Exercise details: Only the lines from the start of the data through the one containing "ax.patch.set_alpha(0)" belong in your answer; return them exactly.

· · · · ·

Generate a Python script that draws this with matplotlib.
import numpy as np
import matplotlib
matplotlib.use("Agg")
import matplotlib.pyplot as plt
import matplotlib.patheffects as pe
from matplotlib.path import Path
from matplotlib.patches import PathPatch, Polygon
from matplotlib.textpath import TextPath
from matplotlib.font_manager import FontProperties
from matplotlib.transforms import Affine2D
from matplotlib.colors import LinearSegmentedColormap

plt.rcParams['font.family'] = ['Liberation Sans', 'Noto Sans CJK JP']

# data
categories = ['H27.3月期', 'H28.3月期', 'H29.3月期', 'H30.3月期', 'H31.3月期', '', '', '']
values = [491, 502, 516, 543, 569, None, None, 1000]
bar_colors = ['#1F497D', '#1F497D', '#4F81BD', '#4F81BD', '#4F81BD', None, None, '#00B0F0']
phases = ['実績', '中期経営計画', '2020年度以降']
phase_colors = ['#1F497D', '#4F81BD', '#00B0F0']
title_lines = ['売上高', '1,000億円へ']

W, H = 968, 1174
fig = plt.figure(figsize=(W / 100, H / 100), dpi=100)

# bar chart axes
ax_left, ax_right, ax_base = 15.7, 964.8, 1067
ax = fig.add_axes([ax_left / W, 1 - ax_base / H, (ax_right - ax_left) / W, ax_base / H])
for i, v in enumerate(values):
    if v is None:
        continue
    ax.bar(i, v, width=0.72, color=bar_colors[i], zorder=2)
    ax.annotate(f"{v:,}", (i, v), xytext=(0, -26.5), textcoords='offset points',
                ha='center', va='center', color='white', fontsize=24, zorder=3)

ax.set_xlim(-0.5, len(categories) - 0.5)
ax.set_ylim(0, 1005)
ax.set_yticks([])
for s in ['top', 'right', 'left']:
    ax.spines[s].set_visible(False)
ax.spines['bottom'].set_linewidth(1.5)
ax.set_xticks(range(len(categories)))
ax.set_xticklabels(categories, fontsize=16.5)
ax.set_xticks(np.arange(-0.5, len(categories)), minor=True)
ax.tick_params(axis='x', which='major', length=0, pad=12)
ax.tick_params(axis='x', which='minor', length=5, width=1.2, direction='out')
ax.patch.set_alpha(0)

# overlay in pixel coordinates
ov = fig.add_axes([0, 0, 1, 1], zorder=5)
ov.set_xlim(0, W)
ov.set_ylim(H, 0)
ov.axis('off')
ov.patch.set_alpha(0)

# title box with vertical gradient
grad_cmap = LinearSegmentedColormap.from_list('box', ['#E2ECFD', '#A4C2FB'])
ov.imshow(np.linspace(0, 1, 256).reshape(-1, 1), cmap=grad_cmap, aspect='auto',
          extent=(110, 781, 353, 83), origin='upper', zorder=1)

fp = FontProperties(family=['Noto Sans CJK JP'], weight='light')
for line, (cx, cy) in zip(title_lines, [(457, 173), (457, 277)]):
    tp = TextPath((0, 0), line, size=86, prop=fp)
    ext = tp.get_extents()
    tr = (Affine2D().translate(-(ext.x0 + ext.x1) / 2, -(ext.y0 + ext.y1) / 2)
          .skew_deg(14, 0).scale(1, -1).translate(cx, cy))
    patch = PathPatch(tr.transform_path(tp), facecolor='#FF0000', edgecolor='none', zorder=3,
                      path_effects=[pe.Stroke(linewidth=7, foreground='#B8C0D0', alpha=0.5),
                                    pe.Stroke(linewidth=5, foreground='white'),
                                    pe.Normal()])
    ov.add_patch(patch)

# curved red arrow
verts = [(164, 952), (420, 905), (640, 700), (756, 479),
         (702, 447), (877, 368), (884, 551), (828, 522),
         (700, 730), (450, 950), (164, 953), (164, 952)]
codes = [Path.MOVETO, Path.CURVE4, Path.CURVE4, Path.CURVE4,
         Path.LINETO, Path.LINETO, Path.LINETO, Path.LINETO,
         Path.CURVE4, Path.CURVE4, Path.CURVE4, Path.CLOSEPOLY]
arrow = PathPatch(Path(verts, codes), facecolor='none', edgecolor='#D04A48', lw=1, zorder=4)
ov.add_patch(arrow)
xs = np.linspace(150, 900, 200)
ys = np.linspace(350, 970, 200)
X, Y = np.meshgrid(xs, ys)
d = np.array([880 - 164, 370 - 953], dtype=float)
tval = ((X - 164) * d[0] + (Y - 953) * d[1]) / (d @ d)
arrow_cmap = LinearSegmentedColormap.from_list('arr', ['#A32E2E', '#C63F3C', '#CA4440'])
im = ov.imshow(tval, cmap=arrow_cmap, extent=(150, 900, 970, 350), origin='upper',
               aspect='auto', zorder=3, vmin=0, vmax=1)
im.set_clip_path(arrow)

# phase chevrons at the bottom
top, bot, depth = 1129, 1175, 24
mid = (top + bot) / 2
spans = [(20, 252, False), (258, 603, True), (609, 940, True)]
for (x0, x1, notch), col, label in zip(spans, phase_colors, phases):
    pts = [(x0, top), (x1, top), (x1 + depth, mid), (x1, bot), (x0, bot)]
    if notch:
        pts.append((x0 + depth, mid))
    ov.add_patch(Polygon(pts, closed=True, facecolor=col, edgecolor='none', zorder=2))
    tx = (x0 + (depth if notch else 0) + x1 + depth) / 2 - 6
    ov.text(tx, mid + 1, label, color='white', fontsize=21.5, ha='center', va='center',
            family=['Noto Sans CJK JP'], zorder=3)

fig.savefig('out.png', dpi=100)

· · · · ·

Solution for this problem:
Generate a Python script that draws this with matplotlib.
import numpy as np
import matplotlib
matplotlib.use("Agg")
import matplotlib.pyplot as plt
import matplotlib.patheffects as pe
from matplotlib.path import Path
from matplotlib.patches import PathPatch, Polygon
from matplotlib.textpath import TextPath
from matplotlib.font_manager import FontProperties
from matplotlib.transforms import Affine2D
from matplotlib.colors import LinearSegmentedColormap

plt.rcParams['font.family'] = ['Liberation Sans', 'Noto Sans CJK JP']

# data
categories = ['H27.3月期', 'H28.3月期', 'H29.3月期', 'H30.3月期', 'H31.3月期', '', '', '']
values = [491, 502, 516, 543, 569, None, None, 1000]
bar_colors = ['#1F497D', '#1F497D', '#4F81BD', '#4F81BD', '#4F81BD', None, None, '#00B0F0']
phases = ['実績', '中期経営計画', '2020年度以降']
phase_colors = ['#1F497D', '#4F81BD', '#00B0F0']
title_lines = ['売上高', '1,000億円へ']

W, H = 968, 1174
fig = plt.figure(figsize=(W / 100, H / 100), dpi=100)

# bar chart axes
ax_left, ax_right, ax_base = 15.7, 964.8, 1067
ax = fig.add_axes([ax_left / W, 1 - ax_base / H, (ax_right - ax_left) / W, ax_base / H])
for i, v in enumerate(values):
    if v is None:
        continue
    ax.bar(i, v, width=0.72, color=bar_colors[i], zorder=2)
    ax.annotate(f"{v:,}", (i, v), xytext=(0, -26.5), textcoords='offset points',
                ha='center', va='center', color='white', fontsize=24, zorder=3)

ax.set_xlim(-0.5, len(categories) - 0.5)
ax.set_ylim(0, 1005)
ax.set_yticks([])
for s in ['top', 'right', 'left']:
    ax.spines[s].set_visible(False)
ax.spines['bottom'].set_linewidth(1.5)
ax.set_xticks(range(len(categories)))
ax.set_xticklabels(categories, fontsize=16.5)
ax.set_xticks(np.arange(-0.5, len(categories)), minor=True)
ax.tick_params(axis='x', which='major', length=0, pad=12)
ax.tick_params(axis='x', which='minor', length=5, width=1.2, direction='out')
ax.patch.set_alpha(0)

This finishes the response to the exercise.